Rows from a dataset
———

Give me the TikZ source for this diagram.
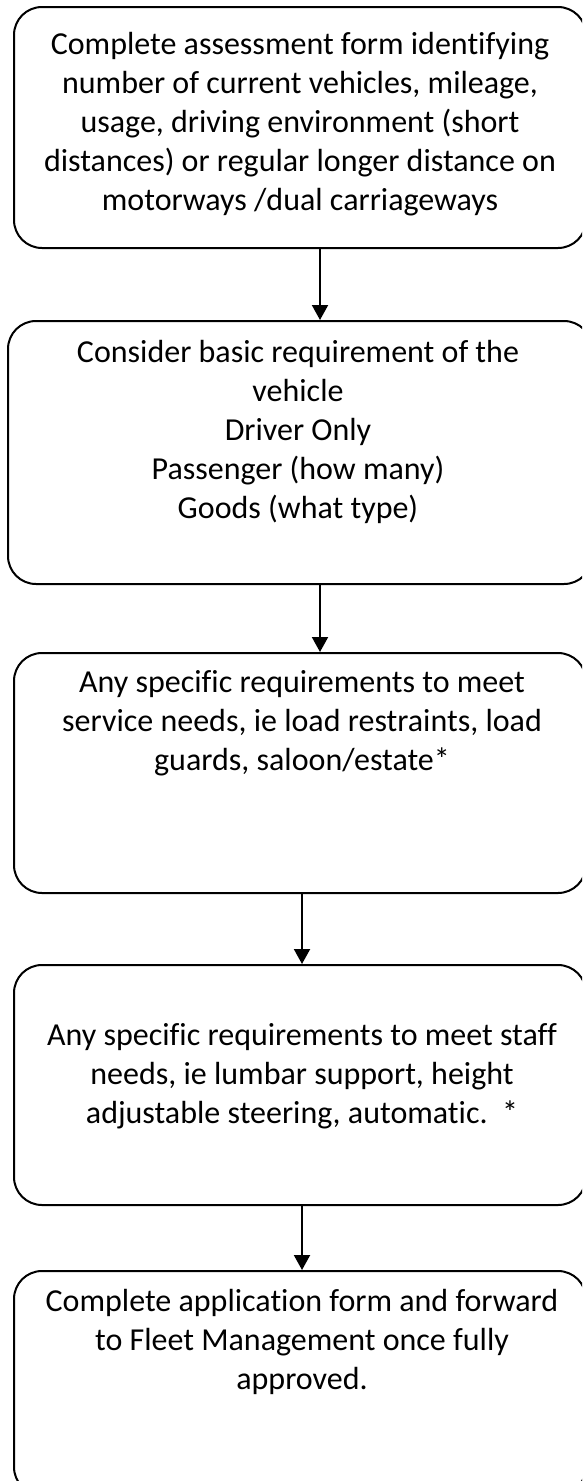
\documentclass[tikz,border=0pt]{standalone}
\usepackage{fontspec}
\setmainfont[Ligatures=NoCommon]{Carlito}
\usetikzlibrary{arrows.meta}
\begin{document}
\begin{tikzpicture}[x=1pt,y=-1pt,
  flowbox/.style={draw=black, line width=2pt, rounded corners=28pt, rectangle, inner sep=0pt},
  boxtext/.style={anchor=north, align=center, inner sep=0pt, font=\fontsize{32}{39}\selectfont},
  arr/.style={draw=black, line width=2pt, -{Triangle[width=16pt,length=15pt]}}]
\useasboundingbox (0,0) rectangle (582,1481);
\fill[white] (0,0) rectangle (582,1481);
\clip (0,0) rectangle (582,1481);
% boxes
\node[flowbox, minimum width=572pt, minimum height=241pt] (b1) at (300,127.5) {};
\node[flowbox, minimum width=584pt, minimum height=263pt] (b2) at (300,452.5) {};
\node[flowbox, minimum width=572pt, minimum height=240pt] (b3) at (300,773) {};
\node[flowbox, minimum width=572pt, minimum height=240pt] (b4) at (300,1085) {};
\node[flowbox, minimum width=572pt, minimum height=224pt] (b5) at (300,1383) {};
% texts
\node[boxtext] (t1) at (300,27) {\rule{0pt}{27pt}Complete assessment form identifying\\number of current vehicles, mileage,\\usage, driving environment (short\\distances) or regular longer distance on\\motorways /dual carriageways};
\node[boxtext] (t2) at (298,335) {\rule{0pt}{27pt}Consider basic requirement of the\\vehicle\\Driver Only\\Passenger (how many)\\Goods (what type)};
\node[boxtext] (t3) at (302,665) {\rule{0pt}{27pt}Any specific requirements to meet\\service needs, ie load restraints, load\\guards, saloon/estate*};
\node[boxtext] (t4) at (302,1018) {\rule{0pt}{27pt}Any specific requirements to meet staff\\needs, ie lumbar support, height\\adjustable steering, automatic.\ \ *};
\node[boxtext] (t5) at (302,1284) {\rule{0pt}{27pt}Complete application form and forward\\to Fleet Management once fully\\approved.};
% arrow columns
\coordinate (c1) at (320,0);
\coordinate (c2) at (302,0);
\draw[arr] (b1.south -| c1) -- (b2.north -| c1);
\draw[arr] (b2.south -| c1) -- (b3.north -| c1);
\draw[arr] (b3.south -| c2) -- (b4.north -| c2);
\draw[arr] (b4.south -| c2) -- (b5.north -| c2);
\end{tikzpicture}
\end{document}
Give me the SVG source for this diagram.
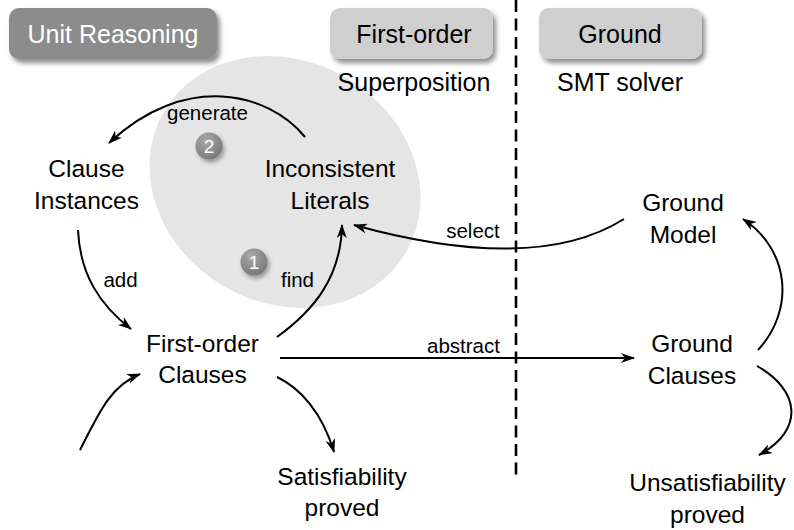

———

Instructions for the task -> Restate each entry word for word, please, but drop any images it holds.

Answer to the problem ->
Give me the TikZ source for this diagram.
\documentclass[tikz,border=0pt]{standalone}
\usepackage{fontspec}
\setmainfont[Ligatures=NoCommon]{Carlito}
\usetikzlibrary{arrows.meta}
\begin{document}
\begin{tikzpicture}[x=1pt,y=-1pt,
  flowbox/.style={draw=black, line width=2pt, rounded corners=28pt, rectangle, inner sep=0pt},
  boxtext/.style={anchor=north, align=center, inner sep=0pt, font=\fontsize{32}{39}\selectfont},
  arr/.style={draw=black, line width=2pt, -{Triangle[width=16pt,length=15pt]}}]
\useasboundingbox (0,0) rectangle (582,1481);
\fill[white] (0,0) rectangle (582,1481);
\clip (0,0) rectangle (582,1481);
% boxes
\node[flowbox, minimum width=572pt, minimum height=241pt] (b1) at (300,127.5) {};
\node[flowbox, minimum width=584pt, minimum height=263pt] (b2) at (300,452.5) {};
\node[flowbox, minimum width=572pt, minimum height=240pt] (b3) at (300,773) {};
\node[flowbox, minimum width=572pt, minimum height=240pt] (b4) at (300,1085) {};
\node[flowbox, minimum width=572pt, minimum height=224pt] (b5) at (300,1383) {};
% texts
\node[boxtext] (t1) at (300,27) {\rule{0pt}{27pt}Complete assessment form identifying\\number of current vehicles, mileage,\\usage, driving environment (short\\distances) or regular longer distance on\\motorways /dual carriageways};
\node[boxtext] (t2) at (298,335) {\rule{0pt}{27pt}Consider basic requirement of the\\vehicle\\Driver Only\\Passenger (how many)\\Goods (what type)};
\node[boxtext] (t3) at (302,665) {\rule{0pt}{27pt}Any specific requirements to meet\\service needs, ie load restraints, load\\guards, saloon/estate*};
\node[boxtext] (t4) at (302,1018) {\rule{0pt}{27pt}Any specific requirements to meet staff\\needs, ie lumbar support, height\\adjustable steering, automatic.\ \ *};
\node[boxtext] (t5) at (302,1284) {\rule{0pt}{27pt}Complete application form and forward\\to Fleet Management once fully\\approved.};
% arrow columns
\coordinate (c1) at (320,0);
\coordinate (c2) at (302,0);
\draw[arr] (b1.south -| c1) -- (b2.north -| c1);
\draw[arr] (b2.south -| c1) -- (b3.north -| c1);
\draw[arr] (b3.south -| c2) -- (b4.north -| c2);
\draw[arr] (b4.south -| c2) -- (b5.north -| c2);
\end{tikzpicture}
\end{document}
Give me the SVG source for this diagram.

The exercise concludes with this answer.